Kris Osborn
The need to identify targets, communicate the details, and launch an attack could be described as a timeless reality of war. Yet, current technology is now bringing this process to new, breakthrough levels of speed and efficiency. The advent of artificial intelligence (AI), high-speed digital computer processing, and multiple “transport layers” or sources of interoperable transmission technologies have made it possible to find and eliminate targets across vast, previously impossible distances, domains, and areas of operation.
In recent years, there has been an evolving and critical “concept of operation” to this effort as information management, processing, and transmission have taken on new urgency. Improving this process and engineering the technological foundation for ongoing modernization is the focus of an Army effort called Project Rainmaker.
“Information dominance information today is a force multiplier. I think our leadership is starting to see that. The Army sees weapons, a tank, gun, or aircraft as a weapon system. But data right now is becoming one of those commodities that is actually a system…and data is only good if you can serve it up right, to the right proponent at the right time, in order to make critical decisions,” Alan Hansen, deputy assistant director for information dominance, U.S. Army DEVCOM C5ISR, Army Futures Command, told The National Interest in an interview.
ARL scientists and experts are looking at both near-term and long-term breakthrough applications of data processing and transmission for shortening the sensor-to-shooter time that can take place simultaneously among air, land, sea, and even space domains. What used to take attackers as much as twenty minutes, can now take twenty seconds or less, enabling offensive forces to operate faster or inside the decision-making cycle of an enemy to improve lethality and prevail. This integrated, multi-service effort is referred to by the Pentagon as Joint All Domain Command and Control (JADC2).
“With JADC2, the intent is that we're going to fight as one service, not as the individual service.

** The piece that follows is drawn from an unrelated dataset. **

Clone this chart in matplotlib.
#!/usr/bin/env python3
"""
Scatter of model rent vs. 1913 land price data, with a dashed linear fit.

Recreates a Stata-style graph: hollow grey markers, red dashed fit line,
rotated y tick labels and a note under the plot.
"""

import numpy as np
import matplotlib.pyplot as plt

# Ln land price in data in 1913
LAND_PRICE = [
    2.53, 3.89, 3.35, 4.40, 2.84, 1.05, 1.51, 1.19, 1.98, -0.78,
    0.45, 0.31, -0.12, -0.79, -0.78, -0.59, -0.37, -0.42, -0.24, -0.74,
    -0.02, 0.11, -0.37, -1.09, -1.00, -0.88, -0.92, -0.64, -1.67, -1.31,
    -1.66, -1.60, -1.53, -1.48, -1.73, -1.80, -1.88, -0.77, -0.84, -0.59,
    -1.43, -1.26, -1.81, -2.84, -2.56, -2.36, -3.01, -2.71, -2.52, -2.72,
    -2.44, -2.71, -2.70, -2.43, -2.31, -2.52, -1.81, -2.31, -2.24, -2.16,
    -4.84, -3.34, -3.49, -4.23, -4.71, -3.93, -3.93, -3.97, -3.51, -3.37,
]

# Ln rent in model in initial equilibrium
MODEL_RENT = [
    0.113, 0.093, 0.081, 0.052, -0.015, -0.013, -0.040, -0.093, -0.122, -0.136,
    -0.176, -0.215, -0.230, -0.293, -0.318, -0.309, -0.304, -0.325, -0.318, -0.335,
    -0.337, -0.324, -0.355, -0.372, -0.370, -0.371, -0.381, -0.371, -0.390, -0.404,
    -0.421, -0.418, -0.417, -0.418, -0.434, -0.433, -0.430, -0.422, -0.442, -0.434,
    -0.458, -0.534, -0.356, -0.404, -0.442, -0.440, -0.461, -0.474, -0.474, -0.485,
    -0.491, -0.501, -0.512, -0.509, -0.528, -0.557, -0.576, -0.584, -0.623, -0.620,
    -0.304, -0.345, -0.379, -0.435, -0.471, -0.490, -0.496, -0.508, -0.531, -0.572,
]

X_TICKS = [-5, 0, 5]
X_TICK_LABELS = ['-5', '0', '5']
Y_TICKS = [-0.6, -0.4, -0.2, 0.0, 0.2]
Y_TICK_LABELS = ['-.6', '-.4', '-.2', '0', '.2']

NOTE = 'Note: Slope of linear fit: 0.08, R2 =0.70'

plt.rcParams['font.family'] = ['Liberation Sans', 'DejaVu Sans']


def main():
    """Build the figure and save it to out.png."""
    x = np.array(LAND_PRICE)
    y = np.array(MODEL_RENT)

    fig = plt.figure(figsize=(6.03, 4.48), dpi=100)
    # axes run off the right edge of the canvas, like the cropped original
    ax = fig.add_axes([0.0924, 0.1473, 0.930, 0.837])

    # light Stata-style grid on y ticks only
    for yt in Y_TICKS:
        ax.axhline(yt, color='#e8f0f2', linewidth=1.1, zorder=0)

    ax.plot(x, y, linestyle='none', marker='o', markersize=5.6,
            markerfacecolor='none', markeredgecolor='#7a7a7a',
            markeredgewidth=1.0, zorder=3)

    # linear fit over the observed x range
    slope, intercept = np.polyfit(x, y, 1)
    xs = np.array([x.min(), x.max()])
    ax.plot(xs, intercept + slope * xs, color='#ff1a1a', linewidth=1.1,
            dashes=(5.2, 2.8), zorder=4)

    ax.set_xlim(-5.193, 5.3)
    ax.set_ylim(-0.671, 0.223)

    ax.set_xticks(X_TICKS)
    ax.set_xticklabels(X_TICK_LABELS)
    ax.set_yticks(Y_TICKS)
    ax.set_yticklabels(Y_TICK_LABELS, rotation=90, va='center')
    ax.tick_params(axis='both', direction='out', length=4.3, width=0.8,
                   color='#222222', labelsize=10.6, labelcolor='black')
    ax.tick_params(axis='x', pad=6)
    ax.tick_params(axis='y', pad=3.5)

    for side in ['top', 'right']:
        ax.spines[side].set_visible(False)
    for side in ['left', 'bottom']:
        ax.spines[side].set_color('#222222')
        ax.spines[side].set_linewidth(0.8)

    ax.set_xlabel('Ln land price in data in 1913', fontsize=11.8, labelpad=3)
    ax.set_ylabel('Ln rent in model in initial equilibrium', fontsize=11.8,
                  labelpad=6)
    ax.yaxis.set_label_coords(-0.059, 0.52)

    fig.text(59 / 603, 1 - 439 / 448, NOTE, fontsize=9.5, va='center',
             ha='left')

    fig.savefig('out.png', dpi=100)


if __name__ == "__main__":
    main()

So weapon systems that have been managed by the Air Force might get data from the Army. Or the Army might receive data from the Air Force out of an aircraft and F 35,” Hansen said.
AI-enabled systems will bounce streams of incoming new information off of a vast database to draw comparisons, assess possibilities in relation to past combat actions, transmit target specifics, and recommend an optimal weapon with which to strike. Processing information in a “collective” sense combines multiple sources of sensor data that, once complete, can be transmitted widely across the force in a dispersed, networked, and distributed manner.
“It could be an individual who's a squad leader on the battlefield, it could be a commander sitting inside of a TOC, directing a battle within their AOR. Or it could be a general who's actually managing the theater data. Part of it is becoming a very recognized force multiplier for us in future,” Hansen said.